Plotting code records
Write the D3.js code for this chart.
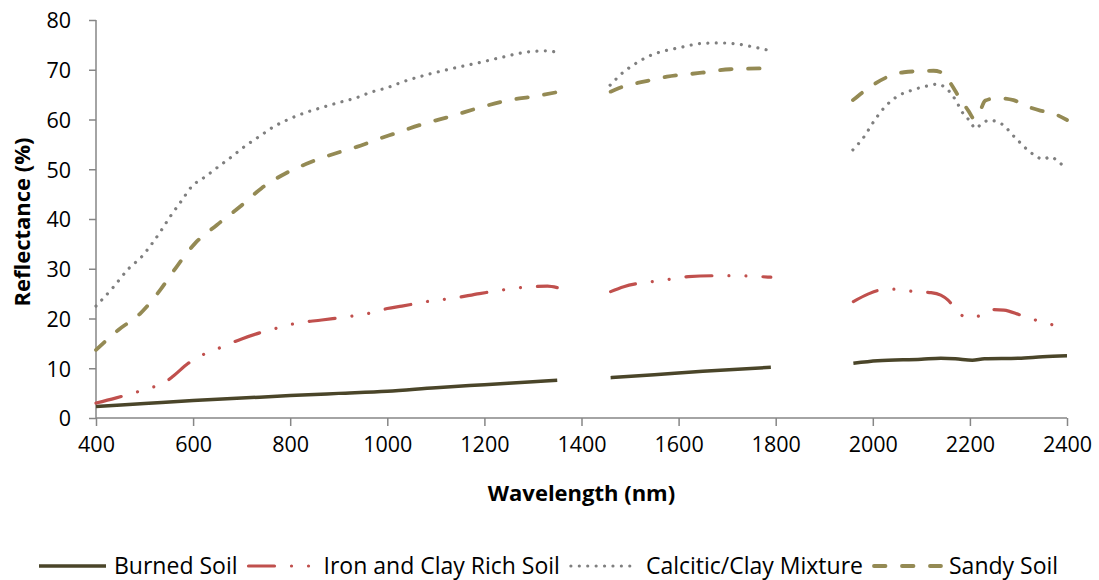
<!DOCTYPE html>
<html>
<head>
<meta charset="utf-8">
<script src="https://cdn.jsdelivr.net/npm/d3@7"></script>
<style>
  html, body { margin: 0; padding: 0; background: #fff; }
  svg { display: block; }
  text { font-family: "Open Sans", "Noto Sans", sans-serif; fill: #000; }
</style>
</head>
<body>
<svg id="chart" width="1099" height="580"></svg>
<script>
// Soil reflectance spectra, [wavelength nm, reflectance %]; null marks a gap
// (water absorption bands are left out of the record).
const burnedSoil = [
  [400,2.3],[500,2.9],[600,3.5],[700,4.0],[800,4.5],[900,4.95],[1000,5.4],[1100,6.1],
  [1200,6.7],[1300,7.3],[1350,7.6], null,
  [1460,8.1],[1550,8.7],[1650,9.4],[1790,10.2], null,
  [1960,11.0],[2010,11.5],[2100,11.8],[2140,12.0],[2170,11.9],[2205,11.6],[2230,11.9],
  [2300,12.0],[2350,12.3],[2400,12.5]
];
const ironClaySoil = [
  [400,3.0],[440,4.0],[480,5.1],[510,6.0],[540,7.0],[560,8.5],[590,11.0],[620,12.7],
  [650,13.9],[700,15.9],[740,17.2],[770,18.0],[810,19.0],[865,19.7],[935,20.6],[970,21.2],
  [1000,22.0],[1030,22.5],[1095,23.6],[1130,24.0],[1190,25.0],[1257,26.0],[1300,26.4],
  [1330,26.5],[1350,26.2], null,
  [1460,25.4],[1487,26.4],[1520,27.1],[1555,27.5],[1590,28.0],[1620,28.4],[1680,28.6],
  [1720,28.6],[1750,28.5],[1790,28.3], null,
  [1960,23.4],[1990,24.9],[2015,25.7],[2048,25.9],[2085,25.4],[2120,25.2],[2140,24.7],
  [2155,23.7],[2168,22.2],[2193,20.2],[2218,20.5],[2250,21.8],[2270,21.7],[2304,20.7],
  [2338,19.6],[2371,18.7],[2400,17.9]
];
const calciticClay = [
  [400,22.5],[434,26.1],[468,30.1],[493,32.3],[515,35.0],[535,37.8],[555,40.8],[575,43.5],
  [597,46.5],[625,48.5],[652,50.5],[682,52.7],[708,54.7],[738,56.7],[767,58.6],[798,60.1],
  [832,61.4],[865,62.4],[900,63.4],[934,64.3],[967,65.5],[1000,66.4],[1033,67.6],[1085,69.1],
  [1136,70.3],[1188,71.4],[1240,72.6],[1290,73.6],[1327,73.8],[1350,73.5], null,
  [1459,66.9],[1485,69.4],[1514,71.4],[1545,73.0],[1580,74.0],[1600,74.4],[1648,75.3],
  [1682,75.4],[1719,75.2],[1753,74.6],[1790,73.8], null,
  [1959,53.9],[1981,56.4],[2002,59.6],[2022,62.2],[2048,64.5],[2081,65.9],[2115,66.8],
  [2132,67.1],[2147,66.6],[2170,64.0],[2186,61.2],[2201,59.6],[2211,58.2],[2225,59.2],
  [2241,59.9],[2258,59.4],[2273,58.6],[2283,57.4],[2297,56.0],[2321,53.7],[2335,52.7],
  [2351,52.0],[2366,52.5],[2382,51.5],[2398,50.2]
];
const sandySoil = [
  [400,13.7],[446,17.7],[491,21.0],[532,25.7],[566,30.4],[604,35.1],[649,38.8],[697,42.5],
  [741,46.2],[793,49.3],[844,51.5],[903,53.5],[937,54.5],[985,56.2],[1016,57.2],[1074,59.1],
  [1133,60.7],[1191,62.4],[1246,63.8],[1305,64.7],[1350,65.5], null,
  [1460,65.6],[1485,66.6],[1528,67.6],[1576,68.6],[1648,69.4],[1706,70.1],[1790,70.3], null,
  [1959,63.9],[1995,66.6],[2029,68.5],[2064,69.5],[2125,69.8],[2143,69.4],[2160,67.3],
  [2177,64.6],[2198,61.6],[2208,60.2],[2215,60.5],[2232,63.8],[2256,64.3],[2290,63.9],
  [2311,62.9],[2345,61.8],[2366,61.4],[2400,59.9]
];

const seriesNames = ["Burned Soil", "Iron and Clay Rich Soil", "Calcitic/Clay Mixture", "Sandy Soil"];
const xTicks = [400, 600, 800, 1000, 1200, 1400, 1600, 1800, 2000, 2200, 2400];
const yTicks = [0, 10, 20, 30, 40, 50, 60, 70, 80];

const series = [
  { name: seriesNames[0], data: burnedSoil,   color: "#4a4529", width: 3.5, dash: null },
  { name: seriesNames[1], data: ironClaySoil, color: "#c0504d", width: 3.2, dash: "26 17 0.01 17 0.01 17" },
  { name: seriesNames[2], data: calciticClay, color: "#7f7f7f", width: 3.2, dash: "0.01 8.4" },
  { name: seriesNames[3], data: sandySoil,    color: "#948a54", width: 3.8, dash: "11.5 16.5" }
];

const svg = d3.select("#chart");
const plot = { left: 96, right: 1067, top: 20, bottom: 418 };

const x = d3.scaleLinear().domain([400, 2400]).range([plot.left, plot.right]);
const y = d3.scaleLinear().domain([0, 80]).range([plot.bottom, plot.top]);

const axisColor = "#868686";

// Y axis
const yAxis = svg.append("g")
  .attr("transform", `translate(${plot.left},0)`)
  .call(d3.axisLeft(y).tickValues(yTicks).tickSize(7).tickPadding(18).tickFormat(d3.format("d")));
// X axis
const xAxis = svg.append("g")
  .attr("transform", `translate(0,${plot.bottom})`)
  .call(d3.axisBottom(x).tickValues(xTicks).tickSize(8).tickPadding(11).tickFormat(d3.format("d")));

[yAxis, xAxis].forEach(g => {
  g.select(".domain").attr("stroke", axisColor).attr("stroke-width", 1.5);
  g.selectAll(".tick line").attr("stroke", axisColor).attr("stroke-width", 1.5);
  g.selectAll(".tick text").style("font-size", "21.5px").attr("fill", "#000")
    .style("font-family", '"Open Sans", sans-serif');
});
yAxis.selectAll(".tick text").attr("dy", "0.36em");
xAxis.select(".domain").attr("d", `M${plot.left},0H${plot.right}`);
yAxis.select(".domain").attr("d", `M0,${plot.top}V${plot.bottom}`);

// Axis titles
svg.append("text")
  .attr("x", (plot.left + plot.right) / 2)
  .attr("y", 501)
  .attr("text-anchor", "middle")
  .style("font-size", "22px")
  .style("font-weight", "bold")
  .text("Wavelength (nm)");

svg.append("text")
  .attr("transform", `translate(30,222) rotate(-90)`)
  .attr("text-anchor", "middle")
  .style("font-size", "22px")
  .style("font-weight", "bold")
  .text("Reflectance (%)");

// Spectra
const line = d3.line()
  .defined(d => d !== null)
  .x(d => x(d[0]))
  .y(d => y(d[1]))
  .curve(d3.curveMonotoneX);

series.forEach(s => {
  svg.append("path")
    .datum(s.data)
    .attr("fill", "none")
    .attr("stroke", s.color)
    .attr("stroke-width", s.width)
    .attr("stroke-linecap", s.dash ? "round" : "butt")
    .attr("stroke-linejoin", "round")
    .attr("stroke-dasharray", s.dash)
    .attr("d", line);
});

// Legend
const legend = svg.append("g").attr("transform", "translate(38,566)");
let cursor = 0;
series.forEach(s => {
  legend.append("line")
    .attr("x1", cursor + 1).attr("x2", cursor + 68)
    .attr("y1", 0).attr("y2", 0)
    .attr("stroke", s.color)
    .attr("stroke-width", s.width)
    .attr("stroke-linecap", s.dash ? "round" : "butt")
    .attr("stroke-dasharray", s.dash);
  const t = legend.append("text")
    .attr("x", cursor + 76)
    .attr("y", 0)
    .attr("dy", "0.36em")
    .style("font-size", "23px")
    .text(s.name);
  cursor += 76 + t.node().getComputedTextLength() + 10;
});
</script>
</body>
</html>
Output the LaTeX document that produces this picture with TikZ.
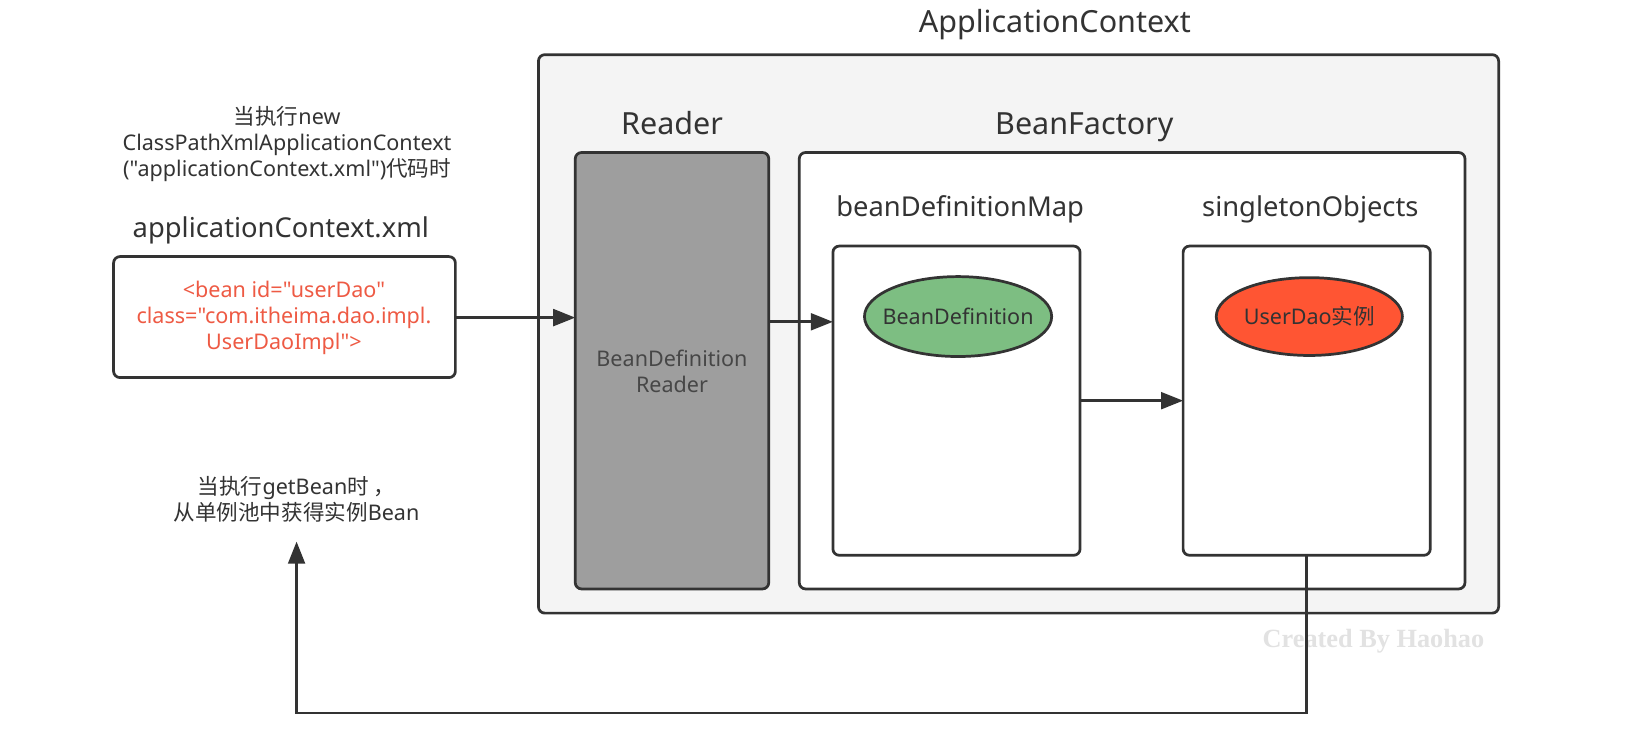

» WHAT TO DO:
Gather each line of the records holding the string "this".

» TASK OUTPUT:
Write the D3.js code for this chart.
Output the LaTeX document that produces this picture with TikZ.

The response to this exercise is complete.